SOURCE DATA:
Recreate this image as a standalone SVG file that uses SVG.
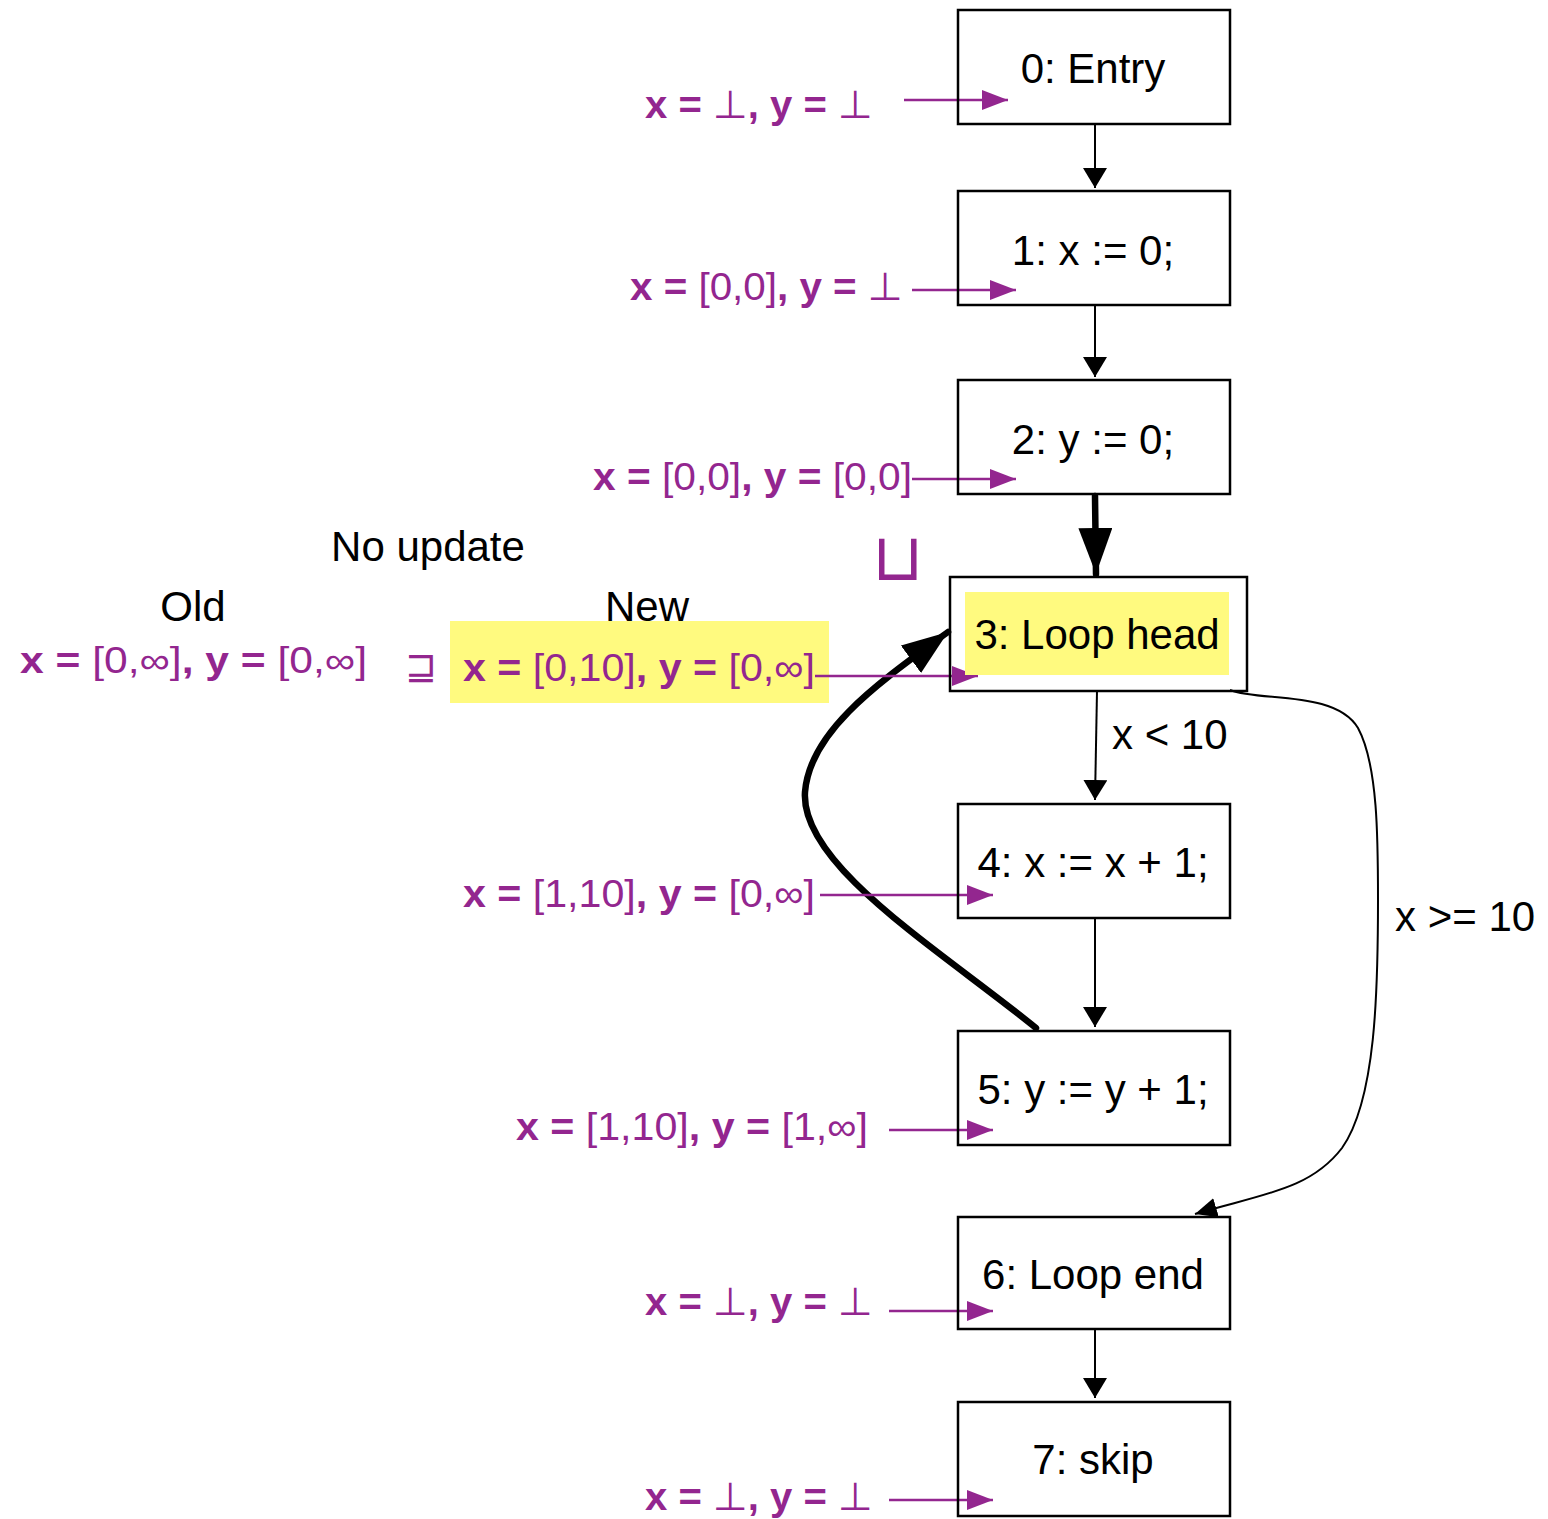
<svg xmlns="http://www.w3.org/2000/svg" width="1548" height="1519" viewBox="0 0 1548 1519">
<style>
.box{fill:none;stroke:#000;stroke-width:2.5}
.lbl{font-family:"Liberation Sans","DejaVu Sans",sans-serif;font-size:42px;fill:#000}
.st{font-family:"Liberation Sans","DejaVu Sans",sans-serif;font-size:39px;fill:#93268F}
.b{font-weight:bold}
.edge{fill:none;stroke:#000;stroke-width:2}
.thick{fill:none;stroke:#000;stroke-width:6.5;stroke-linecap:round}
.pl{fill:none;stroke:#93268F;stroke-width:2.5}
</style>
<defs>
<marker id="ah" markerUnits="userSpaceOnUse" viewBox="0 0 20 24" refX="20" refY="12" markerWidth="20" markerHeight="24" orient="auto"><path d="M0,0 L20,12 L0,24 Z" fill="#000"/></marker>
<marker id="ahbig" markerUnits="userSpaceOnUse" viewBox="0 0 46 34" refX="46" refY="17" markerWidth="46" markerHeight="34" orient="auto"><path d="M0,0 L46,17 L0,34 Z" fill="#000"/></marker>
<marker id="ahs" markerUnits="userSpaceOnUse" viewBox="0 0 22 20" refX="22" refY="10" markerWidth="22" markerHeight="20" orient="auto"><path d="M0,0 L22,10 L0,20 Z" fill="#000"/></marker>
<marker id="pa" markerUnits="userSpaceOnUse" viewBox="0 0 26 20" refX="26" refY="10" markerWidth="26" markerHeight="20" orient="auto"><path d="M0,0 L26,10 L0,20 Z" fill="#93268F"/></marker>
</defs>

<rect x="450" y="621" width="379" height="82" fill="#FFFA7F"/>

<g id="connectors">
<path class="edge" d="M1095,124 L1095,188" marker-end="url(#ah)"/>
<path class="edge" d="M1095,305 L1095,377" marker-end="url(#ah)"/>
<path class="thick" d="M1095,496 L1096,574" marker-end="url(#ahbig)"/>
<path class="edge" d="M1097,691 L1095,800" marker-end="url(#ah)"/>
<path class="edge" d="M1095,918 L1095,1027" marker-end="url(#ah)"/>
<path class="edge" d="M1095,1329 L1095,1398" marker-end="url(#ah)"/>
<path class="thick" d="M1036,1028 C940,950 800,865 805,792 C810,730 880,682 948,632" marker-end="url(#ahbig)"/>
<path class="edge" d="M1230,690 C1260,702 1335,690 1358,728 C1378,765 1378,840 1378,900 C1378,990 1376,1100 1342,1148 C1310,1190 1262,1194 1195,1214" marker-end="url(#ahs)"/>
<path class="pl" d="M904,100 L1008,100" marker-end="url(#pa)"/>
<path class="pl" d="M912,290 L1016,290" marker-end="url(#pa)"/>
<path class="pl" d="M912,479 L1016,479" marker-end="url(#pa)"/>
<path class="pl" d="M815,676 L978,676" marker-end="url(#pa)"/>
<path class="pl" d="M820,895 L993,895" marker-end="url(#pa)"/>
<path class="pl" d="M889,1130 L993,1130" marker-end="url(#pa)"/>
<path class="pl" d="M889,1311 L993,1311" marker-end="url(#pa)"/>
<path class="pl" d="M889,1500 L993,1500" marker-end="url(#pa)"/>
</g>

<g id="n0"><rect class="box" x="958" y="10" width="272" height="114"/><text class="lbl" x="1093" y="83" text-anchor="middle">0: Entry</text></g>
<g id="n1"><rect class="box" x="958" y="191" width="272" height="114"/><text class="lbl" x="1093" y="265" text-anchor="middle">1: x := 0;</text></g>
<g id="n2"><rect class="box" x="958" y="380" width="272" height="114"/><text class="lbl" x="1093" y="454" text-anchor="middle">2: y := 0;</text></g>
<g id="n3"><rect class="box" x="950" y="577" width="297" height="114"/><rect x="965" y="592" width="264" height="83" fill="#FFFA7F"/><text class="lbl" x="1097" y="649" text-anchor="middle">3: Loop head</text></g>
<g id="n4"><rect class="box" x="958" y="804" width="272" height="114"/><text class="lbl" x="1093" y="877" text-anchor="middle">4: x := x + 1;</text></g>
<g id="n5"><rect class="box" x="958" y="1031" width="272" height="114"/><text class="lbl" x="1093" y="1104" text-anchor="middle">5: y := y + 1;</text></g>
<g id="n6"><rect class="box" x="958" y="1217" width="272" height="112"/><text class="lbl" x="1093" y="1289" text-anchor="middle">6: Loop end</text></g>
<g id="n7"><rect class="box" x="958" y="1402" width="272" height="114"/><text class="lbl" x="1093" y="1474" text-anchor="middle">7: skip</text></g>

<g id="labels">
<text class="lbl" x="1112" y="749">x &lt; 10</text>
<text class="lbl" x="1395" y="931">x &gt;= 10</text>
<text class="lbl" x="428" y="561" text-anchor="middle">No update</text>
<text class="lbl" x="193" y="621" text-anchor="middle">Old</text>
<text class="lbl" x="647" y="621" text-anchor="middle">New</text>
<text class="st" x="872" y="580" style="font-size:66px">⊔</text>
<text class="st" x="405" y="679" style="font-size:38px">⊒</text>

<text class="st" x="645" y="118" textLength="228" lengthAdjust="spacingAndGlyphs"><tspan class="b">x = </tspan>⊥<tspan class="b">, y = </tspan>⊥</text>
<text class="st" x="630" y="300" textLength="273" lengthAdjust="spacingAndGlyphs"><tspan class="b">x = </tspan>[0,0]<tspan class="b">, y = </tspan>⊥</text>
<text class="st" x="593" y="490" textLength="319" lengthAdjust="spacingAndGlyphs"><tspan class="b">x = </tspan>[0,0]<tspan class="b">, y = </tspan>[0,0]</text>
<text class="st" x="20" y="673" style="font-size:36px" textLength="347" lengthAdjust="spacingAndGlyphs"><tspan class="b">x = </tspan>[0,∞]<tspan class="b">, y = </tspan>[0,∞]</text>
<text class="st" x="463" y="681" textLength="352" lengthAdjust="spacingAndGlyphs"><tspan class="b">x = </tspan>[0,10]<tspan class="b">, y = </tspan>[0,∞]</text>
<text class="st" x="463" y="907" textLength="352" lengthAdjust="spacingAndGlyphs"><tspan class="b">x = </tspan>[1,10]<tspan class="b">, y = </tspan>[0,∞]</text>
<text class="st" x="516" y="1140" textLength="352" lengthAdjust="spacingAndGlyphs"><tspan class="b">x = </tspan>[1,10]<tspan class="b">, y = </tspan>[1,∞]</text>
<text class="st" x="645" y="1315" textLength="228" lengthAdjust="spacingAndGlyphs"><tspan class="b">x = </tspan>⊥<tspan class="b">, y = </tspan>⊥</text>
<text class="st" x="645" y="1510" textLength="228" lengthAdjust="spacingAndGlyphs"><tspan class="b">x = </tspan>⊥<tspan class="b">, y = </tspan>⊥</text>
</g>
</svg>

YOUR TASK:
Copy the material above exactly and drop the pictures.

REPLY:
Recreate this image as a standalone SVG file that uses SVG.
<svg xmlns="http://www.w3.org/2000/svg" width="1548" height="1519" viewBox="0 0 1548 1519">
<style>
.box{fill:none;stroke:#000;stroke-width:2.5}
.lbl{font-family:"Liberation Sans","DejaVu Sans",sans-serif;font-size:42px;fill:#000}
.st{font-family:"Liberation Sans","DejaVu Sans",sans-serif;font-size:39px;fill:#93268F}
.b{font-weight:bold}
.edge{fill:none;stroke:#000;stroke-width:2}
.thick{fill:none;stroke:#000;stroke-width:6.5;stroke-linecap:round}
.pl{fill:none;stroke:#93268F;stroke-width:2.5}
</style>
<defs>
<marker id="ah" markerUnits="userSpaceOnUse" viewBox="0 0 20 24" refX="20" refY="12" markerWidth="20" markerHeight="24" orient="auto"><path d="M0,0 L20,12 L0,24 Z" fill="#000"/></marker>
<marker id="ahbig" markerUnits="userSpaceOnUse" viewBox="0 0 46 34" refX="46" refY="17" markerWidth="46" markerHeight="34" orient="auto"><path d="M0,0 L46,17 L0,34 Z" fill="#000"/></marker>
<marker id="ahs" markerUnits="userSpaceOnUse" viewBox="0 0 22 20" refX="22" refY="10" markerWidth="22" markerHeight="20" orient="auto"><path d="M0,0 L22,10 L0,20 Z" fill="#000"/></marker>
<marker id="pa" markerUnits="userSpaceOnUse" viewBox="0 0 26 20" refX="26" refY="10" markerWidth="26" markerHeight="20" orient="auto"><path d="M0,0 L26,10 L0,20 Z" fill="#93268F"/></marker>
</defs>

<rect x="450" y="621" width="379" height="82" fill="#FFFA7F"/>

<g id="connectors">
<path class="edge" d="M1095,124 L1095,188" marker-end="url(#ah)"/>
<path class="edge" d="M1095,305 L1095,377" marker-end="url(#ah)"/>
<path class="thick" d="M1095,496 L1096,574" marker-end="url(#ahbig)"/>
<path class="edge" d="M1097,691 L1095,800" marker-end="url(#ah)"/>
<path class="edge" d="M1095,918 L1095,1027" marker-end="url(#ah)"/>
<path class="edge" d="M1095,1329 L1095,1398" marker-end="url(#ah)"/>
<path class="thick" d="M1036,1028 C940,950 800,865 805,792 C810,730 880,682 948,632" marker-end="url(#ahbig)"/>
<path class="edge" d="M1230,690 C1260,702 1335,690 1358,728 C1378,765 1378,840 1378,900 C1378,990 1376,1100 1342,1148 C1310,1190 1262,1194 1195,1214" marker-end="url(#ahs)"/>
<path class="pl" d="M904,100 L1008,100" marker-end="url(#pa)"/>
<path class="pl" d="M912,290 L1016,290" marker-end="url(#pa)"/>
<path class="pl" d="M912,479 L1016,479" marker-end="url(#pa)"/>
<path class="pl" d="M815,676 L978,676" marker-end="url(#pa)"/>
<path class="pl" d="M820,895 L993,895" marker-end="url(#pa)"/>
<path class="pl" d="M889,1130 L993,1130" marker-end="url(#pa)"/>
<path class="pl" d="M889,1311 L993,1311" marker-end="url(#pa)"/>
<path class="pl" d="M889,1500 L993,1500" marker-end="url(#pa)"/>
</g>

<g id="n0"><rect class="box" x="958" y="10" width="272" height="114"/><text class="lbl" x="1093" y="83" text-anchor="middle">0: Entry</text></g>
<g id="n1"><rect class="box" x="958" y="191" width="272" height="114"/><text class="lbl" x="1093" y="265" text-anchor="middle">1: x := 0;</text></g>
<g id="n2"><rect class="box" x="958" y="380" width="272" height="114"/><text class="lbl" x="1093" y="454" text-anchor="middle">2: y := 0;</text></g>
<g id="n3"><rect class="box" x="950" y="577" width="297" height="114"/><rect x="965" y="592" width="264" height="83" fill="#FFFA7F"/><text class="lbl" x="1097" y="649" text-anchor="middle">3: Loop head</text></g>
<g id="n4"><rect class="box" x="958" y="804" width="272" height="114"/><text class="lbl" x="1093" y="877" text-anchor="middle">4: x := x + 1;</text></g>
<g id="n5"><rect class="box" x="958" y="1031" width="272" height="114"/><text class="lbl" x="1093" y="1104" text-anchor="middle">5: y := y + 1;</text></g>
<g id="n6"><rect class="box" x="958" y="1217" width="272" height="112"/><text class="lbl" x="1093" y="1289" text-anchor="middle">6: Loop end</text></g>
<g id="n7"><rect class="box" x="958" y="1402" width="272" height="114"/><text class="lbl" x="1093" y="1474" text-anchor="middle">7: skip</text></g>

<g id="labels">
<text class="lbl" x="1112" y="749">x &lt; 10</text>
<text class="lbl" x="1395" y="931">x &gt;= 10</text>
<text class="lbl" x="428" y="561" text-anchor="middle">No update</text>
<text class="lbl" x="193" y="621" text-anchor="middle">Old</text>
<text class="lbl" x="647" y="621" text-anchor="middle">New</text>
<text class="st" x="872" y="580" style="font-size:66px">⊔</text>
<text class="st" x="405" y="679" style="font-size:38px">⊒</text>

<text class="st" x="645" y="118" textLength="228" lengthAdjust="spacingAndGlyphs"><tspan class="b">x = </tspan>⊥<tspan class="b">, y = </tspan>⊥</text>
<text class="st" x="630" y="300" textLength="273" lengthAdjust="spacingAndGlyphs"><tspan class="b">x = </tspan>[0,0]<tspan class="b">, y = </tspan>⊥</text>
<text class="st" x="593" y="490" textLength="319" lengthAdjust="spacingAndGlyphs"><tspan class="b">x = </tspan>[0,0]<tspan class="b">, y = </tspan>[0,0]</text>
<text class="st" x="20" y="673" style="font-size:36px" textLength="347" lengthAdjust="spacingAndGlyphs"><tspan class="b">x = </tspan>[0,∞]<tspan class="b">, y = </tspan>[0,∞]</text>
<text class="st" x="463" y="681" textLength="352" lengthAdjust="spacingAndGlyphs"><tspan class="b">x = </tspan>[0,10]<tspan class="b">, y = </tspan>[0,∞]</text>
<text class="st" x="463" y="907" textLength="352" lengthAdjust="spacingAndGlyphs"><tspan class="b">x = </tspan>[1,10]<tspan class="b">, y = </tspan>[0,∞]</text>
<text class="st" x="516" y="1140" textLength="352" lengthAdjust="spacingAndGlyphs"><tspan class="b">x = </tspan>[1,10]<tspan class="b">, y = </tspan>[1,∞]</text>
<text class="st" x="645" y="1315" textLength="228" lengthAdjust="spacingAndGlyphs"><tspan class="b">x = </tspan>⊥<tspan class="b">, y = </tspan>⊥</text>
<text class="st" x="645" y="1510" textLength="228" lengthAdjust="spacingAndGlyphs"><tspan class="b">x = </tspan>⊥<tspan class="b">, y = </tspan>⊥</text>
</g>
</svg>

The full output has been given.